U.S. Economic Growth Surprises, Markets React Sharply
Major financial markets worldwide faced heightened volatility following the release of robust U.S. economic data, which showed the fastest growth in nearly two years. This unexpected strength cast doubt on expectations for imminent Federal Reserve interest rate cuts. The S&P 500 and Nasdaq both declined for a third consecutive session, with tech stocks such as Tesla leading the downturn. Despite the recent slide, equity indices remain less than 2% below their all-time highs, indicating underlying resilience but also raising concerns about overvaluation and market froth.

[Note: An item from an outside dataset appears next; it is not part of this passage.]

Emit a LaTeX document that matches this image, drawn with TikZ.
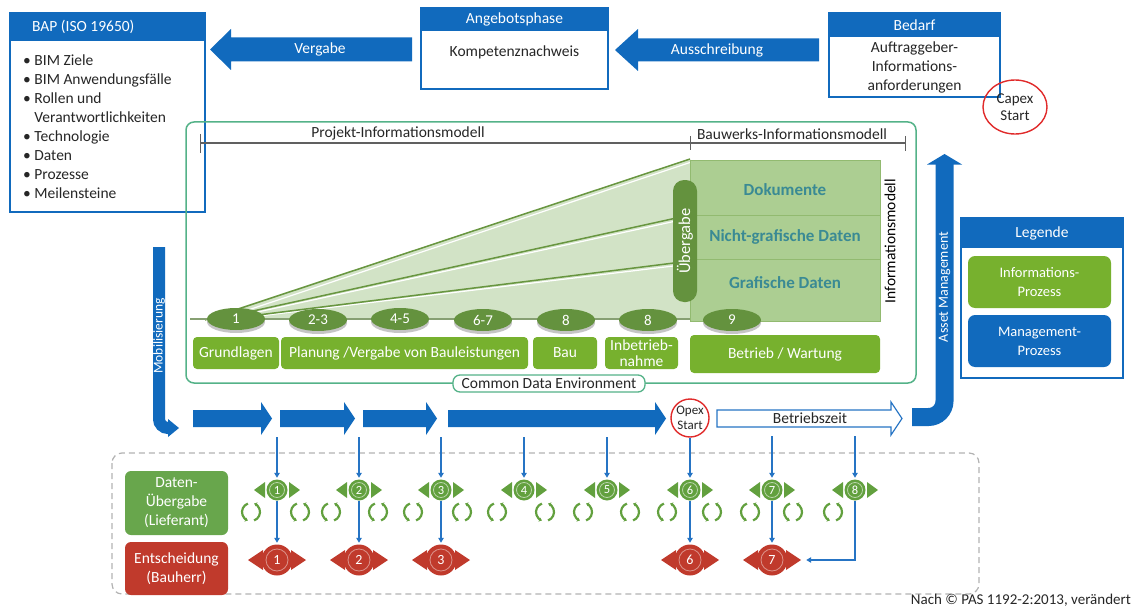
\documentclass[tikz,border=0pt]{standalone}
\usepackage{fontspec}
\setmainfont{Carlito}
\usetikzlibrary{arrows.meta,shapes.geometric,shadows}

\definecolor{mblue}{RGB}{17,106,189}
\definecolor{cblue}{RGB}{38,116,196}
\definecolor{pgreen}{RGB}{119,177,46}
\definecolor{egreen}{RGB}{100,146,62}
\definecolor{wedgefill}{RGB}{210,227,198}
\definecolor{wedgeline}{RGB}{104,150,64}
\definecolor{stageline}{RGB}{135,160,115}
\definecolor{blockfill}{RGB}{172,206,146}
\definecolor{blockline}{RGB}{146,186,112}
\definecolor{tealtext}{RGB}{58,138,148}
\definecolor{cdeline}{RGB}{84,178,136}
\definecolor{dgreen}{RGB}{104,166,76}
\definecolor{mgreen}{RGB}{98,160,62}
\definecolor{mred}{RGB}{192,58,44}
\definecolor{cred}{RGB}{224,42,42}
\definecolor{dimgray}{RGB}{96,96,96}
\definecolor{dashgray}{RGB}{178,178,178}
\definecolor{ink}{RGB}{38,38,38}

\newcommand\fsz[2]{\fontsize{#1}{#2}\selectfont}

\tikzset{
  frame/.style={draw=mblue, line width=1.6pt},
  headtext/.style={text=white, font=\fsz{15.5}{18}, inner sep=0pt},
  bodytext/.style={text=ink, font=\fsz{15.5}{19}, align=center, inner sep=0pt},
  arrowtext/.style={text=white, font=\fsz{15.5}{18}, inner sep=0pt},
  dimtext/.style={text=ink, font=\fsz{15.5}{18}, inner sep=0pt},
  phase/.style={fill=pgreen, rounded corners=4pt, text=white, font=\fsz{15.5}{16}, align=center, inner sep=0pt},
  stage/.style={ellipse, fill=egreen, text=white, font=\fsz{15}{16}, minimum width=58pt, minimum height=22pt, inner sep=0pt,
    drop shadow={shadow xshift=0pt, shadow yshift=-3pt, fill=black!45, opacity=0.5}},
  layer/.style={text=tealtext, font=\bfseries\fsz{17}{18}, inner sep=0pt},
  vtext/.style={rotate=90, inner sep=0pt},
  legbox/.style={rounded corners=7pt, minimum width=143pt, minimum height=52pt, text=white, align=center, font=\fsz{14.5}{19}, inner sep=0pt},
  rolebox/.style={rounded corners=6pt, minimum width=103pt, text=white, align=center, font=\fsz{15.5}{19}, inner sep=0pt},
  gdot/.style={circle, fill=mgreen, text=white, minimum size=21pt, inner sep=0pt, font=\fsz{12.5}{13},
    path picture={\draw[white!55!mgreen, line width=0.8pt] (path picture bounding box.center) circle (7.5pt);}},
  rdot/.style={circle, fill=mred, text=white, minimum size=31pt, inner sep=0pt, font=\fsz{14}{15},
    path picture={\draw[white!45!mred, line width=0.8pt] (path picture bounding box.center) circle (11pt);}},
  cyc/.style={draw=mgreen, line width=2.2pt, -{Stealth[length=3pt,width=4.5pt]}},
  conn/.style={draw=cblue, line width=1.1pt, -{Triangle[length=5pt,width=5.5pt]}, shorten >=1.5pt},
  startcirc/.style={draw=cred, line width=1.4pt, inner sep=0pt, align=center, text=ink}
}

\begin{document}
\begin{tikzpicture}[x=1pt,y=-1pt]
\useasboundingbox (0,0) rectangle (1135,607);

% ---------- BAP box
\draw[frame, fill=white] (10,13) rectangle (205,212);
\fill[mblue] (10,13) rectangle (205,41);
\node[headtext, anchor=west] (bapt) at (32,27) {BAP (ISO 19650)};
\node[text=ink, font=\fsz{15.5}{18.9}, align=left, inner sep=0pt, anchor=north west] (baplist) at (23,55)
  {\textbullet\ BIM Ziele\\
   \textbullet\ BIM Anwendungsfälle\\
   \textbullet\ Rollen und\\
   \hphantom{\textbullet\ }Verantwortlichkeiten\\
   \textbullet\ Technologie\\
   \textbullet\ Daten\\
   \textbullet\ Prozesse\\
   \textbullet\ Meilensteine};

% ---------- Angebotsphase box
\draw[frame, fill=white] (421,8) rectangle (608,89);
\fill[mblue] (421,8) rectangle (608,31);
\node[headtext] (angt) at (514.5,19.5) {Angebotsphase};
\node[bodytext] (kompt) at (514.5,52) {Kompetenznachweis};

% ---------- Bedarf box
\draw[frame, fill=white] (829,13) rectangle (1000,97);
\fill[mblue] (829,13) rectangle (1000,37);
\node[headtext] (bedt) at (914.5,25) {Bedarf};
\node[bodytext] (aia) at (914.5,67) {Auftraggeber-\\Informations-\\anforderungen};

\node[startcirc, ellipse, minimum width=64pt, minimum height=54pt, font=\fsz{15}{17.5}] (capex) at (1015,107) {Capex\\Start};

% ---------- top block arrows
\fill[mblue] (210,49.5) -- (231,29) -- (231,37.5) -- (412,37.5) -- (412,61.5) -- (231,61.5) -- (231,70) -- cycle;
\node[arrowtext] (vergabe) at (320,49.5) {Vergabe};
\fill[mblue] (615,50) -- (638,29) -- (638,38.5) -- (819,38.5) -- (819,61.5) -- (638,61.5) -- (638,71) -- cycle;
\node[arrowtext] (aus) at (717,50) {Ausschreibung};

% ---------- Common Data Environment frame
\draw[cdeline, line width=1.5pt, rounded corners=8pt] (186,122) rectangle (916,383);

% model extents
\draw[dimgray, line width=1.2pt] (200,143) -- (905,143);
\draw[dimgray, line width=1pt] (200,134) -- (200,153);
\draw[dimgray, line width=1pt] (690,136) -- (690,150);
\draw[dimgray, line width=1pt] (905,136) -- (905,151);
\node[dimtext] (pim) at (398,133) {Projekt-Informationsmodell};
\node[dimtext] (aim) at (792,134) {Bauwerks-Informationsmodell};

% growing information wedge
\fill[wedgefill] (205,319) -- (690,159) -- (690,319) -- cycle;
\draw[white, line width=1.2pt] (230,316) -- (690,162.5);
\draw[white, line width=1.2pt] (230,318) -- (690,218);
\draw[white, line width=1.2pt] (230,319.5) -- (690,264);
\draw[wedgeline, line width=1.5pt] (205,320) -- (690,159);
\draw[wedgeline, line width=1.5pt] (212,320) -- (690,215);
\draw[wedgeline, line width=1.5pt] (218,320) -- (690,261);
\draw[stageline, line width=1.3pt] (190,319) -- (690,319);

% information model layers
\draw[blockline, fill=blockfill, line width=1pt] (690,160) rectangle (880,321);
\draw[blockline, line width=1pt] (690,215) -- (880,215);
\draw[blockline, line width=1pt] (690,259) -- (880,259);
\node[layer] (dok) at (785,190) {Dokumente};
\node[layer] (ngd) at (785,237) {Nicht-grafische Daten};
\node[layer] (gd) at (785,283) {Grafische Daten};

\node[fill=egreen, rounded corners=11pt, rotate=90, minimum width=122pt, minimum height=24pt, inner sep=0pt,
      text=white, font=\fsz{16.5}{17}] (ueb) at (685,241) {Übergabe};
\node[vtext, text=black, font=\fsz{15.5}{16}] (imodell) at (890,241) {Informationsmodell};

% stages
\node[stage] (st1) at (236,319) {1};
\node[stage] (st2) at (318,320) {2-3};
\node[stage] (st3) at (400,319) {4-5};
\node[stage] (st4) at (483,320) {6-7};
\node[stage] (st5) at (566,320) {8};
\node[stage] (st6) at (648,320) {8};
\node[stage] (st7) at (732,320) {9};

% phases
\node[phase, minimum width=86pt, minimum height=32pt] (grund) at (236,353) {Grundlagen};
\node[phase, minimum width=247pt, minimum height=32pt] (plan) at (404.5,353) {Planung /Vergabe von Bauleistungen};
\node[phase, minimum width=64pt, minimum height=32pt] (bau) at (565,353) {Bau};
\node[phase, minimum width=73pt, minimum height=32pt] (inbetr) at (641.5,353) {Inbetrieb-\\nahme};
\node[phase, minimum width=190pt, minimum height=38pt] (wartung) at (785,354) {Betrieb / Wartung};

\node[draw=cdeline, fill=white, rounded corners=7pt, line width=1.3pt, minimum width=192pt, minimum height=17pt,
      inner sep=0pt, text=ink, font=\fsz{15.5}{16}] (cdelabel) at (549,383.5) {Common Data Environment};

% ---------- Mobilisierung
\draw[mblue, line width=12pt, rounded corners=9pt] (159,247) -- (159,428) -- (170,428);
\fill[mblue] (168,419) -- (179,428) -- (168,437) -- cycle;
\node[vtext, text=white, font=\fsz{13.5}{14}] (mob) at (159,336) {Mobilisierung};

% ---------- project timeline
\foreach \a/\b in {193/272, 280/355, 363/437, 448/666}
  \fill[mblue] (\a,410) -- (\b-11,410) -- (\b-11,402) -- (\b,418.5) -- (\b-11,435) -- (\b-11,427) -- (\a,427) -- cycle;
\node[startcirc, circle, fill=white, minimum size=38pt, font=\fsz{13}{14.5}] (opex) at (690,418) {Opex\\Start};
\draw[cblue, line width=1.2pt, fill=white] (717,410) -- (891,410) -- (891,402) -- (902,418.5) -- (891,435) -- (891,427) -- (717,427) -- cycle;
\node[text=ink, font=\fsz{15.5}{16}, inner sep=0pt] (betrieb) at (810,418) {Betriebszeit};

% ---------- Asset Management
\draw[mblue, line width=18pt, rounded corners=16pt] (912,417) -- (944.5,417) -- (944.5,163);
\fill[mblue] (927,164.5) -- (944.5,154) -- (962,164.5) -- cycle;
\node[vtext, text=white, font=\fsz{14}{15}] (asset) at (944.5,287) {Asset Management};

% ---------- legend
\draw[frame, fill=white] (961,218) rectangle (1123,378);
\fill[mblue] (961,218) rectangle (1123,248);
\node[headtext] (legt) at (1042,233) {Legende};
\node[legbox, fill=pgreen] (leginfo) at (1039.5,282) {Informations-\\Prozess};
\node[legbox, fill=mblue] (legman) at (1039.5,341) {Management-\\Prozess};

% ---------- data drops and decisions
\draw[dashgray, line width=1.2pt, dash pattern=on 6pt off 4pt, rounded corners=10pt] (112,453) rectangle (979,594);
\node[rolebox, fill=dgreen, minimum height=64pt] (lief) at (176.5,503) {Daten-\\Übergabe\\(Lieferant)};
\node[rolebox, fill=mred, minimum height=53pt] (bauherr) at (176.5,568.5) {Entscheidung\\(Bauherr)};

\foreach \n/\x in {1/277,2/359,3/441,4/524,5/607,6/690,7/772,8/855} {
  \fill[mgreen] (\x-23,490) -- (\x-12,482) -- (\x-12,498) -- cycle;
  \fill[mgreen] (\x+23,490) -- (\x+12,482) -- (\x+12,498) -- cycle;
  \node[gdot] (g\n) at (\x,490) {\n};
}
\foreach \n/\x in {1/277,2/359,3/441,6/690,7/772} {
  \fill[mred] (\x-29,560) -- (\x-14,550) -- (\x-14,570) -- cycle;
  \fill[mred] (\x+29,560) -- (\x+14,550) -- (\x+14,570) -- cycle;
  \node[rdot] (r\n) at (\x,560) {\n};
}

\foreach \x in {251,300,331,378,413,462,497,545,583,630,667,712,750,793,833} {
  \draw[cyc] (\x,512) ++(110:9pt) arc[start angle=110, end angle=250, radius=9pt];
  \draw[cyc] (\x,512) ++(-70:9pt) arc[start angle=-70, end angle=70, radius=9pt];
}

% triggers from the timeline
\foreach \n/\x in {1/277,2/359,3/441,4/524,5/607}
  \coordinate (s\n) at (\x,437);
\coordinate (s7) at (772,436);
\coordinate (s8) at (855,436);
\foreach \n in {1,2,3,4,5,7,8}
  \draw[conn] (s\n) -- (g\n);
\draw[conn] (opex) -- (g6);
\foreach \n in {1,2,3,6,7}
  \draw[conn] (g\n) -- (r\n);
\draw[conn] (g8) |- ([xshift=17pt]r7.east);

\node[anchor=east, text=ink, font=\fsz{15}{16}, inner sep=0pt] (source) at (1131,600) {Nach © PAS 1192-2:2013, verändert};
\end{tikzpicture}
\end{document}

Federal Reserve Policy in Focus: Rate Cut Bets Diminish
The strong economic data, including rising business equipment orders and lower jobless claims, prompted traders to pull back from bets on additional Fed rate cuts before year-end. Debate intensified among investors and policymakers about whether the Fed should maintain its current restrictive stance or begin easing. Some analysts argue that policy remains too tight and risks weighing on future growth, while others point to the economy’s momentum as justification for patience. The divergence in views among Federal Open Market Committee members highlights ongoing uncertainty about the direction of U.S. monetary policy.
Bond Markets: Record Issuance and Shifting Sentiment
Bond markets experienced significant activity, with September marking the largest monthly tally for U.S. investment-grade bond sales since February. Investors are increasingly attracted to long-duration bonds, seeking yields of 4–5% from income alone. While bonds are still recovering from the historic bear market of 2022, many see further upside potential as the market adjusts to evolving Fed policy and economic conditions. Notably, junk-bond sales are on pace to reach their highest totals since 2021, reflecting both investor appetite for risk and open capital markets.
New U.S. Tariffs on Imported Heavy Trucks
In a move with broad implications for global trade, President Trump announced a new 25% tariff on imported heavy trucks, set to take effect October 1. The stated rationale is to protect U.S. manufacturers from unfair foreign competition and address national security concerns. The announcement immediately impacted equity markets: shares of U.S. truck makers such as Packar surged over 5% in after-hours trading, while overseas competitors like Daimler Trucks saw declines in European markets. The tariff decision is expected to increase trade tensions and may prompt retaliatory measures from affected trading partners.
Global Outlook: Risks and Opportunities
The convergence of strong U.S. economic performance, shifting expectations for Fed policy, surging bond issuance, and new trade barriers is creating a complex and uncertain environment for investors. While the resilience of the U.S. economy offers reasons for optimism, the risk of policy missteps or trade escalation looms large. Market participants are closely monitoring signals from the Fed and the White House, seeking to navigate potential volatility and capitalize on emerging opportunities. As capital markets remain open and active, the coming weeks will be critical in determining whether recent trends represent a temporary adjustment or the beginning of a broader shift in the global financial landscape.